The fifth novel by Cynthia Kraack, The High Cost of Flowers is contemporary fiction about contemporary life. Continuing her tradition of studying what binds and strains within families, the Kempers are compelling characters not unlike those in books by Anita Shreve, Louise Erdrich or Sue Miller. The High Cost of Flowers is an American story as classic as suburbs, working parents struggling to raise decent kids and multi-generational confrontation.
The High Cost of Flowers, winner of 2014 Midwest Book Awards in the separate categories of Literary Fiction and Contemporary Fiction, by Mendota Heights author Cynthia Kraack opens the conversation through multiple generations of a fictional Minnesota family. Katherine Kemper’s world continues to shrink as vascular dementia claims her memory and congestive heart failure weakens her body. The impact on her husband and adult children colors many aspects of their daily lives.
This is Kraack’s fifth novel, but first literary. The High Cost of Flowers is a contemporary American family story where an insufficient healthcare delivery system offers little relief for an elderly spouse reluctant to lose the companionship of his loved one, or their children sandwiched between emotions and obligations.
“So many people in our neighborhoods and workplace carry the emotional burden of making decisions about a family member requiring more and more care,” said Kraack. “There’s never enough time and frequently not enough financial resources. With smaller families living across multiple states, there’s just not enough of anything to fill the well.”

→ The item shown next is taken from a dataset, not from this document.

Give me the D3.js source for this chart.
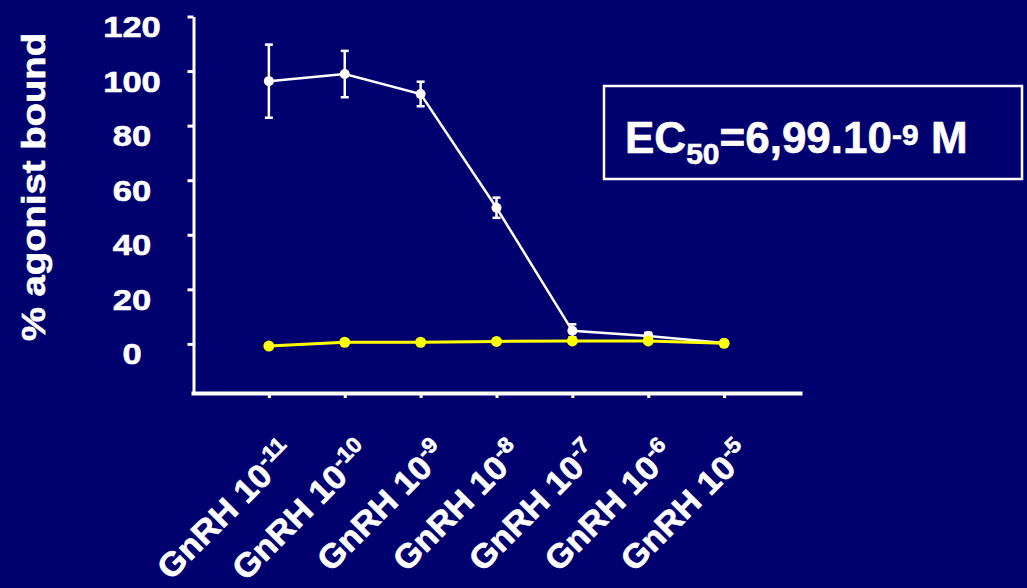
<!DOCTYPE html>
<html><head><meta charset="utf-8">
<script src="https://cdn.jsdelivr.net/npm/d3@7"></script>
<style>
html,body{margin:0;padding:0;background:#00006e;}
svg{display:block;}
text{font-family:"Liberation Sans",Arial,sans-serif;font-weight:bold;fill:#fff;stroke:#fff;stroke-width:0.6px;}
</style></head><body>
<svg id="chart" width="1027" height="588"></svg>
<script>
// ---- data ----
const doses = ["-11","-10","-9","-8","-7","-6","-5"];          // GnRH 10^x M
const agonistBound = [96.3, 98.9, 91.6, 49.9, 4.8, 2.9, 0.3];   // white series (%)
const agonistError = [13.4, 8.5, 4.5, 3.7, 2.4, 1.2, 0];        // +/- error
const controlBound = [-0.8, 0.6, 0.6, 0.9, 1.1, 1.1, 0.2];      // yellow series (%)
const yTickValues = [0, 20, 40, 60, 80, 100, 120];
const yTitle = "% agonist bound";
const labelPrefix = "GnRH 10";
const ec50Parts = ["EC", "50", "=6,99.10", "-9", " M"];

// ---- chart ----
const W = 1027, H = 588;
const svg = d3.select("#chart");
svg.append("rect").attr("width", W).attr("height", H).attr("fill", "#00006e");

const x = d3.scalePoint().domain(doses).range([193, 800]).padding(1);
const y = d3.scaleLinear().domain([-18, 120]).range([393, 16.5]);

// Y axis
const yAxis = svg.append("g").attr("transform", "translate(193.5,0)")
  .call(d3.axisLeft(y).tickValues(yTickValues).tickSize(6).tickSizeOuter(0));
yAxis.select(".domain").attr("stroke", "#fff").attr("stroke-width", 3);
yAxis.selectAll(".tick line").attr("stroke", "#fff").attr("stroke-width", 3);
yAxis.selectAll(".tick text")
  .attr("x", null).attr("dy", null)
  .attr("text-anchor", "middle").attr("font-size", 30)
  .attr("transform", "translate(-61.5,20) scale(1.15,1)");

// X axis
const xAxis = svg.append("g").attr("transform", "translate(0,393)")
  .call(d3.axisBottom(x).tickSize(5).tickSizeOuter(0).tickFormat(""));
xAxis.select(".domain").attr("stroke", "#fff").attr("stroke-width", 4).attr("stroke-linecap", "square");
xAxis.selectAll(".tick line").attr("stroke", "#fff").attr("stroke-width", 3);

// rotated x labels
const labels = svg.append("g").selectAll("text").data(doses).join("text")
  .attr("text-anchor", "end")
  .attr("font-size", 33)
  .attr("transform", d => `translate(${x(d) + 28},455) rotate(-45) scale(1.05,1)`);
labels.append("tspan").text(labelPrefix);
labels.append("tspan").attr("font-size", 22).attr("dy", -13).text(d => d);

// y title
svg.append("text")
  .attr("text-anchor", "middle").attr("font-size", 33)
  .attr("transform", "translate(45,187) rotate(-90) scale(1.16,1)")
  .text(yTitle);

// series
const line = d3.line().x((d, i) => x(doses[i])).y(d => y(d));

// white series + error bars
const eb = svg.append("g").attr("stroke", "#fff").attr("stroke-width", 2.5);
doses.forEach((d, i) => {
  const e = agonistError[i];
  if (e <= 0) return;
  const cx = x(d), top = y(agonistBound[i] + e), bot = y(agonistBound[i] - e);
  eb.append("line").attr("x1", cx).attr("x2", cx).attr("y1", top).attr("y2", bot);
  eb.append("line").attr("x1", cx - 4).attr("x2", cx + 4).attr("y1", top).attr("y2", top);
  eb.append("line").attr("x1", cx - 4).attr("x2", cx + 4).attr("y1", bot).attr("y2", bot);
});
svg.append("path").datum(agonistBound).attr("d", line)
  .attr("fill", "none").attr("stroke", "#fff").attr("stroke-width", 2.5);
svg.append("g").selectAll("circle").data(agonistBound).join("circle")
  .attr("cx", (d, i) => x(doses[i])).attr("cy", d => y(d)).attr("r", 5).attr("fill", "#fff");

// yellow series
svg.append("path").datum(controlBound).attr("d", line)
  .attr("fill", "none").attr("stroke", "#ffff00").attr("stroke-width", 3);
svg.append("g").selectAll("circle").data(controlBound).join("circle")
  .attr("cx", (d, i) => x(doses[i])).attr("cy", d => y(d)).attr("r", 5.5).attr("fill", "#ffff00");

// EC50 box
svg.append("rect").attr("x", 604).attr("y", 86).attr("width", 418).attr("height", 93)
  .attr("fill", "none").attr("stroke", "#fff").attr("stroke-width", 2.5);
const t = svg.append("text").attr("x", 625).attr("y", 153).attr("font-size", 44);
t.append("tspan").text(ec50Parts[0]);
t.append("tspan").attr("font-size", 30).attr("dy", 10.5).text(ec50Parts[1]);
t.append("tspan").attr("dy", -10.5).text(ec50Parts[2]);
t.append("tspan").attr("font-size", 30).attr("dy", -8).text(ec50Parts[3]);
t.append("tspan").attr("dy", 8).text(ec50Parts[4]);
</script>
</body></html>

The High Cost of Flowers began while Kraack supported her own father in caring for her mother after a series of strokes. “The devotion to his wife displayed by character Art Kemper was modeled on the best of my father who managed to honor my mother’s desire to stay home until she passed. I’m not a healthcare professional or representative of any dementia-related organization, but I am the only member of my family still alive after a difficult decade. Waiting until a memory impairment challenge touches your family is too late. Sandwich is a gentle word for how the Millennial, who are starting their families later, will feel when the dementia epidemic swamps their parents’ generation.”